Do you remember your first love and the way that nothing seemed complicated because you had no idea how complicated it could get? You went into everything with an open heart and didn’t know you could get hurt that way. My first love found me when I was in the eleventh grade at boarding school in Switzerland. He was a scruffy senior with a Tennessee accent and I had never known a boy who played instruments and spoke French. We would sneak into the bomb shelter behind the auditorium and he would play piano for me while I laid on the floor staring at him. When we had escaped our lives together long enough for one night and there was five minutes to spare, we would sprint down the street to our respective dorms, running in different directions, rushing to make it back by curfew, and finally catching our breath in the doorway as the teacher on duty marked our name down with ten seconds keeping us safe from detention.

The first time he stopped me before leaving and said, “I like you”, it sounded like he was saying “everything will be perfect for you now, we found each other”. And I had no reason to not believe that was true. I had never loved and never lost.

The first disappointment doesn’t even hurt that much, it just confuses you. You have nothing to compare it to, so it doesn’t really land. It was my first Valentine’s Day with a real boyfriend and I had such high expectations of what it was going to be like. I somehow convinced my dad to let me go on a trip with Tennessee Boy to Milan where we stayed in an old castle that had been converted into a hotel. When we woke up in the morning I looked at him expectantly and said, “Happy Valentine’s Day!” He looked surprised and then jumped out of bed. “Wait! I got you something!” He ran into the bathroom and came out with a serious look on his face. He told me to close my eyes, so I sat up and closed my eyes. He told me to hold out my hands and so I did. He placed something in them and then told me to open my eyes. I looked down and saw a piece of hotel paper, with “Happy V Day!” quickly scribbled on it and underneath the paper I found two miniature bottles of hotel shampoo and conditioner. When I looked up at him he was rolling on the floor laughing hysterically. Needless to say I didn’t think it was funny. It hadn’t occurred to me that my idea of this day could be different from his idea of this day. This is not what I thought love was going to feel like. Why couldn’t he read my mind and always know what I wanted?! That seemed like a pretty fair expectation at the time. And I wasn’t always the victim. I shattered hopes of perfect romance for others. I played the part of the beautifully unflawed girlfriend in the beginning, only to turn into a regular human a week later. I don’t think the first heartbreak is the worst, I think the second one is. That’s when you start thinking it’s a pattern you wont be able to escape. That’s when you start to expect it.

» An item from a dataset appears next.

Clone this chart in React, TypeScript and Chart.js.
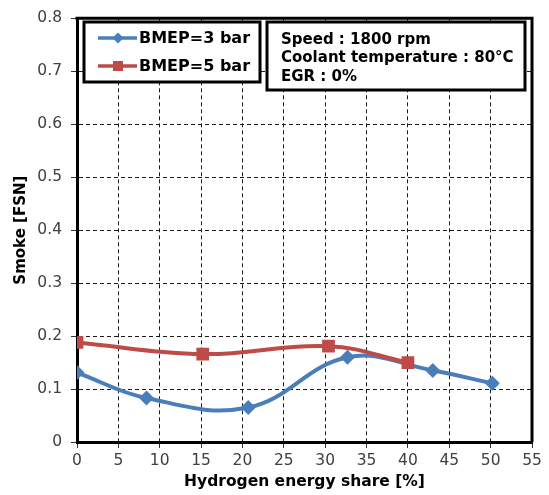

We’ve been through so much with previous relationships that we start a new one with a cocktail of warnings for the other person. “You should know that I have abandonment issues, and trust issues, and I’ve been cheated on before, and I’m sensitive about my time being spoken for, and I don’t like public affection…” The relationship is consumed with navigating all the mistakes that people have made before. And we don’t know how to separate an innocent intention from a hostile one. What if we could just reset with each new person? We wouldn’t anticipate the fall. But that’s not possible. I think the trick is to give someone the benefit of the doubt and check yourself before you react to something. Most people have good intentions, and want to make you happy. Most people who hurt us in the past regret it and wish they could have done better. I know I wish I had done better. I went to a wedding where the reverend said, “Marriage is about being a professional forgiver.” If we don’t forgive people in the past, there wont be any room for someone new to make any mistakes. And while I’m definitely perfect and not capable of any, I’ve heard that there are people out there who make lots of mistakes, like, all the time.